Oder kann vielleicht jemand V-Server eines anderen Anbieters wärmstens empfehlen (Gentoo sollte schon drauf sein)?

----------

## Necoro

Ich weiß nur, dass ich damals schleunigst von greatnet geflohen bin. Kann aber nicht mehr sagen warum.

(Mein vorheriger Hoster ging Pleite und greatnet hat denn alle Kunden übernommen)

----------

## ConiKost

Ich setze seit über einem Jahr einen Gentoo vServer von goekal-it.de ein.

Damit bin ich sehr zufrieden.

----------

## blu3bird

Ich hab einen mit Gentoo bei 1blu.de, bin auch voll zufrieden. Die bieten allerdings kein vorinstalliertes Gentoo an, sprich Du mußt es über den Recovery-Mode selbst installieren, dafür kannst Du aber zwischen x86 und amd64 wählen.

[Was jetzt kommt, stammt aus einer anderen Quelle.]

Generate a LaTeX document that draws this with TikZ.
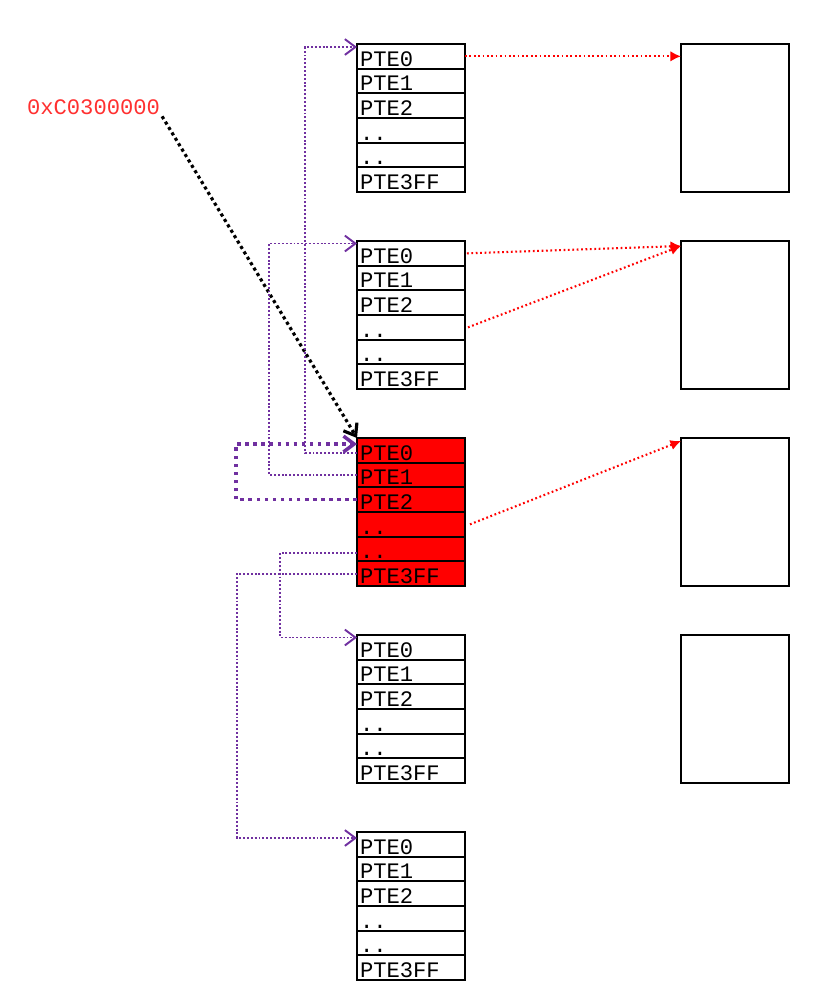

Von welchem Anbieter ich Dir abraten würde ist Server4You, bei denen war ich mal kurz. Allerdings scannen die ständig Dein Dateisystem nach Sache/Programmen die sie nicht mögen, und das geniale Scan-Script von denen erkennt clamav als IRC-Bot  :Wink: 

----------

## herwig

Ich kann nur vSell empfehlen. Günstig, gute Verbindung und immer erreichbar.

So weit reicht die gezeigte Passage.